Suddenly I realized what I was doing, and reminded myself how lucky I was to be living the life I am. In that moment I looked out the car window and saw the sun shining and the beautiful nature I was driving through. I hadn’t seen it before because I was so busy with my internal dialogue of complaining and feeling sorry for myself. It quite literally took my breath away – a huge sigh of contentment welled up from deep inside.
And with that breath came an immense gratitude. Gratitude that I was alive, that such beautiful nature was all around, gratitude for the crickets singing (I hadn’t even heard them til that moment), gratitude for all the gifts existence has showered on me and continues to shower. Immediately all the complaints and mind-fuck disappeared and I felt flooded with well-being.

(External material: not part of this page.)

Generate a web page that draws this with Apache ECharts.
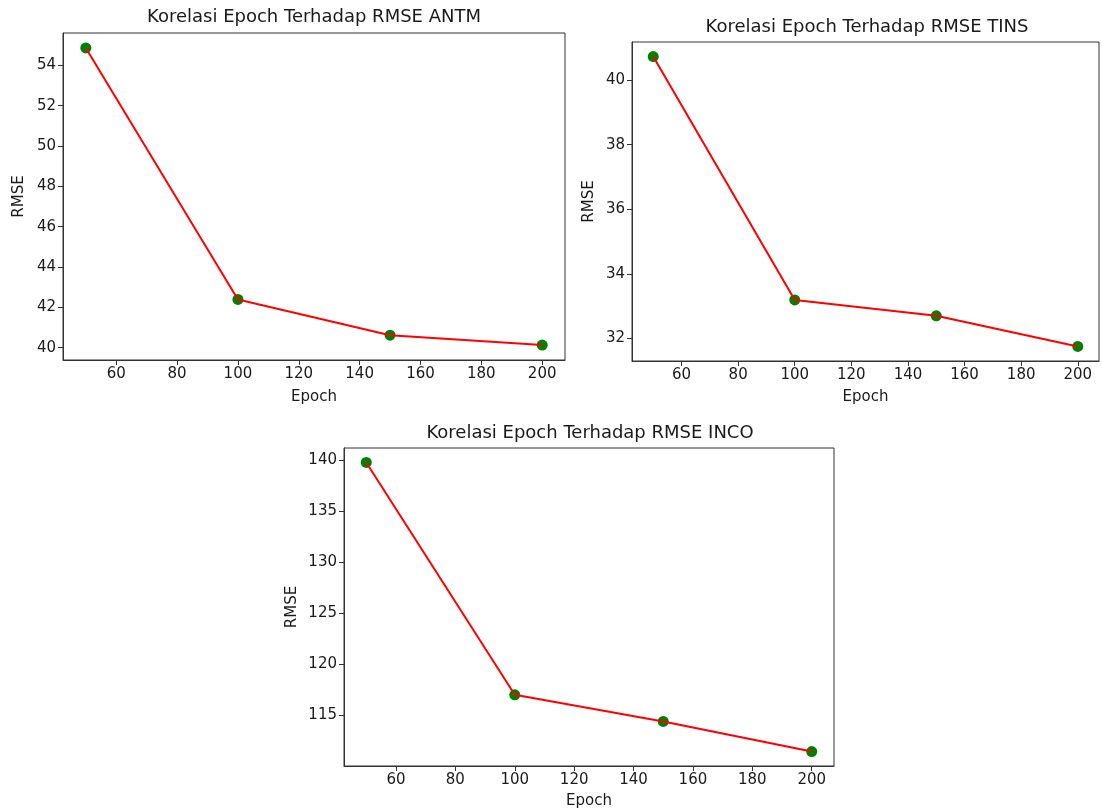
<!DOCTYPE html>
<html>
<head>
<meta charset="utf-8">
<script src="https://cdn.jsdelivr.net/npm/echarts@6/dist/echarts.min.js"></script>
<style>
  body { margin: 0; background: #fff; }
  #chart { width: 1102px; height: 810px; }
</style>
</head>
<body>
<div id="chart"></div>
<script>
// data
var epochs = [50, 100, 150, 200];
var rmseAntm = [54.86, 42.39, 40.62, 40.13];
var rmseTins = [40.73, 33.19, 32.70, 31.75];
var rmseInco = [139.74, 116.96, 114.35, 111.40];

var epochTicks = [60, 80, 100, 120, 140, 160, 180, 200];
var antmTicks = [40, 42, 44, 46, 48, 50, 52, 54];
var tinsTicks = [32, 34, 36, 38, 40];
var incoTicks = [115, 120, 125, 130, 135, 140];

var titles = [
    'Korelasi Epoch Terhadap RMSE ANTM',
    'Korelasi Epoch Terhadap RMSE TINS',
    'Korelasi Epoch Terhadap RMSE INCO'
];

var font = 'DejaVu Sans';
var textColor = '#1a1a1a';
var spine = '#333';

function pairs(ys) {
    return epochs.map(function (x, i) { return [x, ys[i]]; });
}

function xAxisFor(idx, gap) {
    return {
        type: 'value', gridIndex: idx, min: 42.5, max: 207.5,
        name: 'Epoch', nameLocation: 'middle', nameGap: gap,
        nameTextStyle: { fontFamily: font, fontSize: 15, color: textColor },
        axisLine: { show: true, lineStyle: { color: spine, width: 1 } },
        axisTick: { show: true, inside: false, length: 5, customValues: epochTicks, lineStyle: { color: spine } },
        axisLabel: { customValues: epochTicks, fontFamily: font, fontSize: 15, color: textColor, margin: 7 },
        splitLine: { show: false }
    };
}

function yAxisFor(idx, min, max, ticks, gap) {
    return {
        type: 'value', gridIndex: idx, min: min, max: max,
        name: 'RMSE', nameLocation: 'middle', nameGap: gap, nameRotate: 90,
        nameTextStyle: { fontFamily: font, fontSize: 15, color: textColor },
        axisLine: { show: true, lineStyle: { color: spine, width: 1 } },
        axisTick: { show: true, inside: false, length: 5, customValues: ticks, lineStyle: { color: spine } },
        axisLabel: { customValues: ticks, fontFamily: font, fontSize: 15, color: textColor, margin: 7 },
        splitLine: { show: false }
    };
}

function seriesFor(idx, ys) {
    return [
        {
            type: 'scatter', xAxisIndex: idx, yAxisIndex: idx,
            data: pairs(ys), symbolSize: 11,
            itemStyle: { color: '#008000', opacity: 1 }, z: 2
        },
        {
            type: 'line', xAxisIndex: idx, yAxisIndex: idx,
            data: pairs(ys), showSymbol: false,
            lineStyle: { color: '#ff0000', width: 2 }, z: 3
        }
    ];
}

var gridStyle = { show: true, borderColor: spine, borderWidth: 1, backgroundColor: 'transparent', containLabel: false };
var titleText = { fontFamily: font, fontSize: 18, fontWeight: 'normal', color: textColor };

var option = {
    animation: false,
    backgroundColor: '#fff',
    title: [
        { text: titles[0], left: 314, top: 8, textAlign: 'center', padding: 0, textStyle: titleText },
        { text: titles[1], left: 867, top: 18, textAlign: 'center', padding: 0, textStyle: titleText },
        { text: titles[2], left: 590, top: 424, textAlign: 'center', padding: 0, textStyle: titleText }
    ],
    grid: [
        Object.assign({ left: 63, top: 33, width: 502, height: 327 }, gridStyle),
        Object.assign({ left: 632, top: 42, width: 467, height: 319 }, gridStyle),
        Object.assign({ left: 344, top: 448, width: 490, height: 318 }, gridStyle)
    ],
    xAxis: [xAxisFor(0, 30), xAxisFor(1, 29), xAxisFor(2, 28)],
    yAxis: [
        yAxisFor(0, 39.39, 55.60, antmTicks, 36),
        yAxisFor(1, 31.30, 41.18, tinsTicks, 35),
        yAxisFor(2, 109.98, 141.16, incoTicks, 44)
    ],
    series: [].concat(seriesFor(0, rmseAntm), seriesFor(1, rmseTins), seriesFor(2, rmseInco))
};

var myChart = echarts.init(document.getElementById('chart'));
myChart.setOption(option);
</script>
</body>
</html>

Immediately! And I had a good laugh about my unconscious mind.
It had been a momentary lapse, because normally I do feel an incredible gratitude, each day, for how existence takes such wonderful care of me. But this lapse reminded me also of how much my life has changed. It used to be my way of life – complaining, judging, blaming, feeling unfairly treated, disrespected – you know, all the usual rubbish that the mind loves to chew on. Osho is absolutely right when he says that a complaining mind is never at peace.
It is thanks to Osho that I came to understand that our attitude towards life is a choice, and whether we choose gratitude or complaint, that is exactly what life will reflect back to us.
And he explains how it really is a choice – we can follow our mind which can’t help itself but complain about the past, want things to be different from what they are or chase after future desires, or we can shift our focus away from the mind to enjoying what is already there all around us, in the present moment. And he says that one way to do this is to use the incredible alchemy of gratitude. He says that if we learn the art of thankfulness, then even that most difficult of situations – parting with a beloved – can become something beautiful rather than a suffering.
I remember reading about an early meditation camp where Osho instructed the participants not to complain about anything – not the mosquitoes nor the food. He said that if for those 3 days people accepted absolutely everything as it is and delighted in it, they would cease to have complaints for the rest of their life. Because then they would know how peaceful and joyous it is to live without grudging.
The feeling of gratefulness can arise only if we become aware of what existence is giving us. We have nothing to give in return, hence we feel deep gratitude. We are not worthy of it all, we don’t deserve it. Still the flowers bloom, still the sun rises, still the moon comes, and the stars…. Still existence goes on giving, whether we take any note of it or not.”